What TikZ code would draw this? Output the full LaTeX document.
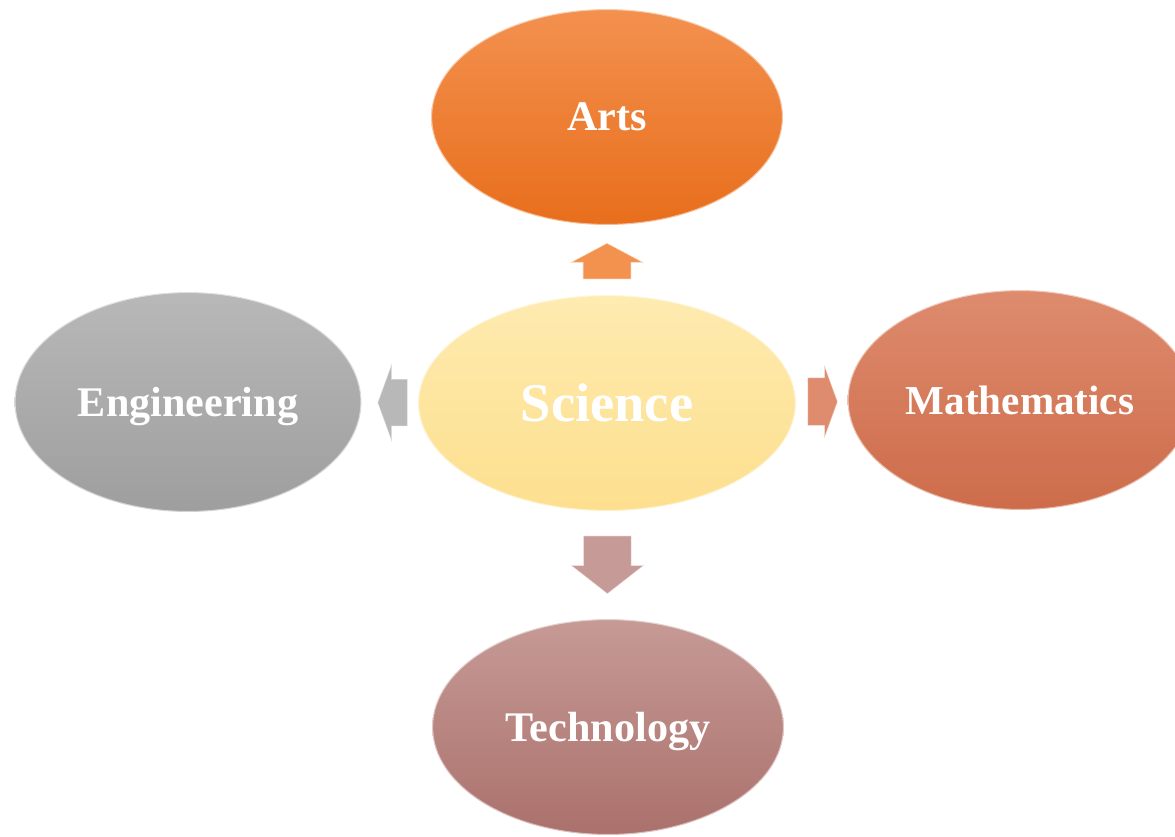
\documentclass[tikz,border=0pt]{standalone}
\usepackage{fontspec}
\setmainfont{Liberation Serif}
\usepackage{tikz}
\usetikzlibrary{shapes,arrows,positioning,calc}
\definecolor{artsA}{HTML}{F3914F}
\definecolor{artsB}{HTML}{E86E1C}
\definecolor{sciA}{HTML}{FEEBB0}
\definecolor{sciB}{HTML}{FDDF8E}
\definecolor{engA}{HTML}{B8B8B8}
\definecolor{engB}{HTML}{9E9E9E}
\definecolor{mathA}{HTML}{DE8B6E}
\definecolor{mathB}{HTML}{CD6C4A}
\definecolor{techA}{HTML}{C69A96}
\definecolor{techB}{HTML}{AB716C}
\tikzset{field node/.style={ellipse,draw=white,draw opacity=.55,line width=1.2pt,
            text=white,font=\bfseries\fontsize{24}{28}\selectfont,text depth=0pt,
            minimum width=7.04cm,minimum height=4.32cm,inner sep=0pt},
         block arrow/.style={single arrow,draw=white,draw opacity=.5,line width=.6pt,
            inner xsep=0pt,inner ysep=.47cm,single arrow head extend=.25cm,minimum width=1.44cm},
         up arrow/.style={block arrow,inner xsep=.47cm,inner ysep=0pt},
            }

\begin{document}
\begin{tikzpicture}[x=0.02cm,y=-0.02cm]

    \clip (0,0) rectangle (1175,836);

    \node[field node,top color=sciA,bottom color=sciB,minimum width=7.56cm,
          font=\bfseries\fontsize{31}{36}\selectfont] (science) at (607,403) {Science};
    \node[field node,top color=artsA,bottom color=artsB] (arts) at (607,117) {Arts};
    \node[field node,top color=engA,bottom color=engB,minimum width=6.94cm,minimum height=4.4cm] (eng) at (188,402) {Engineering};
    \node[field node,top color=mathA,bottom color=mathB,minimum width=6.9cm,minimum height=4.4cm,
          font=\bfseries\fontsize{23.4}{28}\selectfont] (math) at (1020,400) {Mathematics};
    \node[field node,top color=techA,bottom color=techB] (tech) at (608,727) {Technology};

    \node[up arrow,fill=artsA,shape border rotate=90,minimum height=.72cm,
          single arrow tip angle=124] (a1)
        at ($(science.north)!.39!(arts.south)$) {};
    \node[block arrow,fill=engA,shape border rotate=180,minimum height=.6cm,
          inner ysep=.46cm,single arrow head extend=.31cm,single arrow tip angle=140] (a2)
        at ($(science.west)!.37!(eng.east)$) {};
    \node[block arrow,fill=mathA,minimum height=.6cm,
          single arrow tip angle=140] (a3)
        at ($(science.east)!.43!(math.west)$) {};
    \node[up arrow,fill=techA,shape border rotate=270,minimum height=1.16cm,
          single arrow tip angle=104] (a4)
        at ($(science.south)!.41!(tech.north)$) {};

\end{tikzpicture}
\end{document}
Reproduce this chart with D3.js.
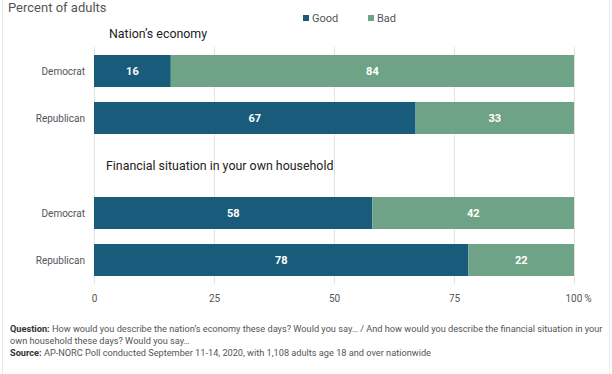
<!DOCTYPE html>
<html><head><meta charset="utf-8">
<script src="https://cdn.jsdelivr.net/npm/d3@7"></script>
<style>body{margin:0;background:#fff;}svg{display:block;font-family:Roboto,"Noto Sans",sans-serif;}</style>
</head><body>
<svg id="c" width="612" height="374"></svg>
<script>
const sections = ["Nation\u2019s economy", "Financial situation in your own household"];
const categories = ["Democrat", "Republican"];
const seriesNames = ["Good", "Bad"];
const goodValues = [[16, 67], [58, 78]];
const badValues = [[84, 33], [42, 22]];
const tickValues = [0, 25, 50, 75, 100];
const colors = ["#185b7b", "#6fa387"];

const svg = d3.select("#c");
const x = d3.scaleLinear().domain([0, 100]).range([94, 574]);

// borders
svg.append("line").attr("x1", 2.5).attr("x2", 2.5).attr("y1", 0).attr("y2", 374).attr("stroke", "#e6e6e6");
svg.append("line").attr("x1", 609.5).attr("x2", 609.5).attr("y1", 0).attr("y2", 374).attr("stroke", "#ececec");

// gridlines
svg.append("g").selectAll("line").data(tickValues).join("line")
  .attr("x1", d => Math.round(x(d)) + 0.5).attr("x2", d => Math.round(x(d)) + 0.5)
  .attr("y1", 47).attr("y2", 284).attr("stroke", "#e3e3e3").attr("stroke-width", 1);

// axis labels
const axis = d3.axisBottom(x).tickValues(tickValues).tickSize(0).tickFormat(d => d === 100 ? "100\u2009%" : d);
const ag = svg.append("g").attr("transform", "translate(0,292)").call(axis);
ag.select(".domain").remove();
ag.selectAll("text").attr("fill", "#555").attr("font-size", 10).attr("font-family", "Roboto,sans-serif");
ag.selectAll(".tick").filter(d => d === 100).select("text").attr("dx", 4);

// title
svg.append("text").attr("x", 8).attr("y", 12).attr("font-size", 13).attr("fill", "#555").text("Percent of adults");

// legend
const lg = svg.append("g");
const legX = [303, 368];
seriesNames.forEach((s, i) => {
  lg.append("rect").attr("x", legX[i]).attr("y", 15).attr("width", 6).attr("height", 6).attr("fill", colors[i]);
  lg.append("text").attr("x", legX[i] + 9).attr("y", 21.5).attr("font-size", 11).attr("fill", "#555").text(s);
});

// sections
const sectionTitleX = [109, 106];
const sectionTitleY = [38, 170];
const barTops = [[55, 102], [197, 244]];
const barH = 32;
sections.forEach((sec, si) => {
  svg.append("text").attr("x", sectionTitleX[si]).attr("y", sectionTitleY[si]).attr("font-size", 12.4).attr("fill", "#222").text(sec);
  categories.forEach((cat, ci) => {
    const y0 = barTops[si][ci];
    const g = goodValues[si][ci], b = badValues[si][ci];
    svg.append("text").attr("x", 85).attr("y", y0 + barH / 2 + 3.5).attr("text-anchor", "end")
      .attr("font-size", 10).attr("fill", "#555").text(cat);
    const segs = [{v: g, s: 0, c: colors[0]}, {v: b, s: g, c: colors[1]}];
    segs.forEach(sg => {
      svg.append("rect").attr("x", x(sg.s)).attr("y", y0).attr("width", x(sg.s + sg.v) - x(sg.s)).attr("height", barH)
        .attr("fill", sg.c);
      svg.append("text").attr("x", (x(sg.s) + x(sg.s + sg.v)) / 2).attr("y", y0 + barH / 2 + 4)
        .attr("text-anchor", "middle").attr("font-size", 11).attr("font-weight", "bold").attr("fill", "#fff").text(sg.v);
    });
  });
});

// footnote
const fn = svg.append("g").attr("font-size", 9.2).attr("fill", "#555");
const l1 = fn.append("text").attr("x", 10).attr("y", 332);
l1.append("tspan").attr("font-weight", "bold").attr("fill", "#333").text("Question: ");
l1.append("tspan").text("How would you describe the nation\u2019s economy these days? Would you say\u2026 / And how would you describe the financial situation in your");
fn.append("text").attr("x", 10).attr("y", 344).text("own household these days? Would you say\u2026");
const l3 = fn.append("text").attr("x", 10).attr("y", 356);
l3.append("tspan").attr("font-weight", "bold").attr("fill", "#333").text("Source: ");
l3.append("tspan").text("AP-NORC Poll conducted September 11-14, 2020, with 1,108 adults age 18 and over nationwide");
</script>
</body></html>
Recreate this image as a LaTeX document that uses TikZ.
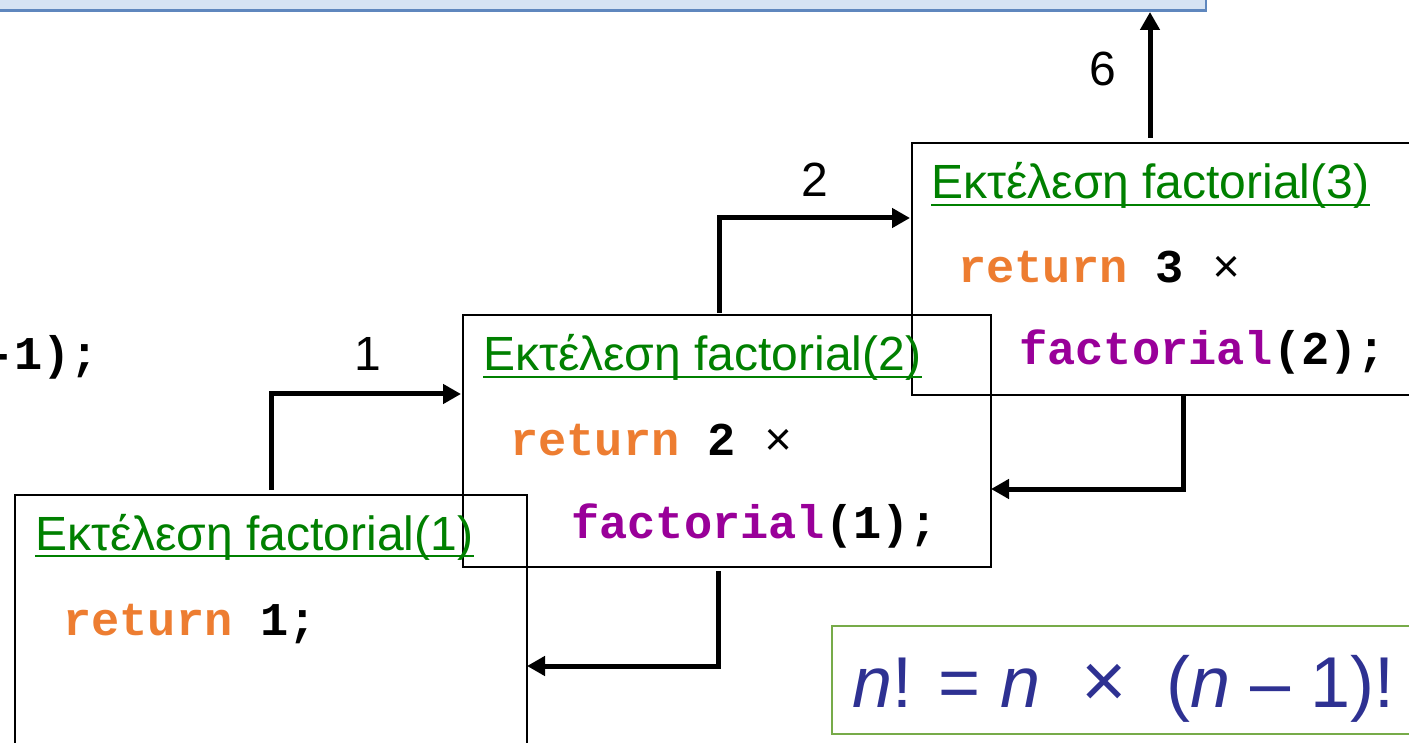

+++++

Leave out the pictures and restate everything else word for word.

What TikZ code would draw this? Output the full LaTeX document.
\documentclass[tikz,border=0pt]{standalone}
\usepackage{fontspec}
\setmainfont{Liberation Serif}
\usepackage{tikz}
\usetikzlibrary{shapes,arrows,positioning,calc}
\definecolor{artsA}{HTML}{F3914F}
\definecolor{artsB}{HTML}{E86E1C}
\definecolor{sciA}{HTML}{FEEBB0}
\definecolor{sciB}{HTML}{FDDF8E}
\definecolor{engA}{HTML}{B8B8B8}
\definecolor{engB}{HTML}{9E9E9E}
\definecolor{mathA}{HTML}{DE8B6E}
\definecolor{mathB}{HTML}{CD6C4A}
\definecolor{techA}{HTML}{C69A96}
\definecolor{techB}{HTML}{AB716C}
\tikzset{field node/.style={ellipse,draw=white,draw opacity=.55,line width=1.2pt,
            text=white,font=\bfseries\fontsize{24}{28}\selectfont,text depth=0pt,
            minimum width=7.04cm,minimum height=4.32cm,inner sep=0pt},
         block arrow/.style={single arrow,draw=white,draw opacity=.5,line width=.6pt,
            inner xsep=0pt,inner ysep=.47cm,single arrow head extend=.25cm,minimum width=1.44cm},
         up arrow/.style={block arrow,inner xsep=.47cm,inner ysep=0pt},
            }

\begin{document}
\begin{tikzpicture}[x=0.02cm,y=-0.02cm]

    \clip (0,0) rectangle (1175,836);

    \node[field node,top color=sciA,bottom color=sciB,minimum width=7.56cm,
          font=\bfseries\fontsize{31}{36}\selectfont] (science) at (607,403) {Science};
    \node[field node,top color=artsA,bottom color=artsB] (arts) at (607,117) {Arts};
    \node[field node,top color=engA,bottom color=engB,minimum width=6.94cm,minimum height=4.4cm] (eng) at (188,402) {Engineering};
    \node[field node,top color=mathA,bottom color=mathB,minimum width=6.9cm,minimum height=4.4cm,
          font=\bfseries\fontsize{23.4}{28}\selectfont] (math) at (1020,400) {Mathematics};
    \node[field node,top color=techA,bottom color=techB] (tech) at (608,727) {Technology};

    \node[up arrow,fill=artsA,shape border rotate=90,minimum height=.72cm,
          single arrow tip angle=124] (a1)
        at ($(science.north)!.39!(arts.south)$) {};
    \node[block arrow,fill=engA,shape border rotate=180,minimum height=.6cm,
          inner ysep=.46cm,single arrow head extend=.31cm,single arrow tip angle=140] (a2)
        at ($(science.west)!.37!(eng.east)$) {};
    \node[block arrow,fill=mathA,minimum height=.6cm,
          single arrow tip angle=140] (a3)
        at ($(science.east)!.43!(math.west)$) {};
    \node[up arrow,fill=techA,shape border rotate=270,minimum height=1.16cm,
          single arrow tip angle=104] (a4)
        at ($(science.south)!.41!(tech.north)$) {};

\end{tikzpicture}
\end{document}
Reproduce this chart with D3.js.
<!DOCTYPE html>
<html><head><meta charset="utf-8">
<script src="https://cdn.jsdelivr.net/npm/d3@7"></script>
<style>body{margin:0;background:#fff;}svg{display:block;font-family:Roboto,"Noto Sans",sans-serif;}</style>
</head><body>
<svg id="c" width="612" height="374"></svg>
<script>
const sections = ["Nation\u2019s economy", "Financial situation in your own household"];
const categories = ["Democrat", "Republican"];
const seriesNames = ["Good", "Bad"];
const goodValues = [[16, 67], [58, 78]];
const badValues = [[84, 33], [42, 22]];
const tickValues = [0, 25, 50, 75, 100];
const colors = ["#185b7b", "#6fa387"];

const svg = d3.select("#c");
const x = d3.scaleLinear().domain([0, 100]).range([94, 574]);

// borders
svg.append("line").attr("x1", 2.5).attr("x2", 2.5).attr("y1", 0).attr("y2", 374).attr("stroke", "#e6e6e6");
svg.append("line").attr("x1", 609.5).attr("x2", 609.5).attr("y1", 0).attr("y2", 374).attr("stroke", "#ececec");

// gridlines
svg.append("g").selectAll("line").data(tickValues).join("line")
  .attr("x1", d => Math.round(x(d)) + 0.5).attr("x2", d => Math.round(x(d)) + 0.5)
  .attr("y1", 47).attr("y2", 284).attr("stroke", "#e3e3e3").attr("stroke-width", 1);

// axis labels
const axis = d3.axisBottom(x).tickValues(tickValues).tickSize(0).tickFormat(d => d === 100 ? "100\u2009%" : d);
const ag = svg.append("g").attr("transform", "translate(0,292)").call(axis);
ag.select(".domain").remove();
ag.selectAll("text").attr("fill", "#555").attr("font-size", 10).attr("font-family", "Roboto,sans-serif");
ag.selectAll(".tick").filter(d => d === 100).select("text").attr("dx", 4);

// title
svg.append("text").attr("x", 8).attr("y", 12).attr("font-size", 13).attr("fill", "#555").text("Percent of adults");

// legend
const lg = svg.append("g");
const legX = [303, 368];
seriesNames.forEach((s, i) => {
  lg.append("rect").attr("x", legX[i]).attr("y", 15).attr("width", 6).attr("height", 6).attr("fill", colors[i]);
  lg.append("text").attr("x", legX[i] + 9).attr("y", 21.5).attr("font-size", 11).attr("fill", "#555").text(s);
});

// sections
const sectionTitleX = [109, 106];
const sectionTitleY = [38, 170];
const barTops = [[55, 102], [197, 244]];
const barH = 32;
sections.forEach((sec, si) => {
  svg.append("text").attr("x", sectionTitleX[si]).attr("y", sectionTitleY[si]).attr("font-size", 12.4).attr("fill", "#222").text(sec);
  categories.forEach((cat, ci) => {
    const y0 = barTops[si][ci];
    const g = goodValues[si][ci], b = badValues[si][ci];
    svg.append("text").attr("x", 85).attr("y", y0 + barH / 2 + 3.5).attr("text-anchor", "end")
      .attr("font-size", 10).attr("fill", "#555").text(cat);
    const segs = [{v: g, s: 0, c: colors[0]}, {v: b, s: g, c: colors[1]}];
    segs.forEach(sg => {
      svg.append("rect").attr("x", x(sg.s)).attr("y", y0).attr("width", x(sg.s + sg.v) - x(sg.s)).attr("height", barH)
        .attr("fill", sg.c);
      svg.append("text").attr("x", (x(sg.s) + x(sg.s + sg.v)) / 2).attr("y", y0 + barH / 2 + 4)
        .attr("text-anchor", "middle").attr("font-size", 11).attr("font-weight", "bold").attr("fill", "#fff").text(sg.v);
    });
  });
});

// footnote
const fn = svg.append("g").attr("font-size", 9.2).attr("fill", "#555");
const l1 = fn.append("text").attr("x", 10).attr("y", 332);
l1.append("tspan").attr("font-weight", "bold").attr("fill", "#333").text("Question: ");
l1.append("tspan").text("How would you describe the nation\u2019s economy these days? Would you say\u2026 / And how would you describe the financial situation in your");
fn.append("text").attr("x", 10).attr("y", 344).text("own household these days? Would you say\u2026");
const l3 = fn.append("text").attr("x", 10).attr("y", 356);
l3.append("tspan").attr("font-weight", "bold").attr("fill", "#333").text("Source: ");
l3.append("tspan").text("AP-NORC Poll conducted September 11-14, 2020, with 1,108 adults age 18 and over nationwide");
</script>
</body></html>
Recreate this image as a LaTeX document that uses TikZ.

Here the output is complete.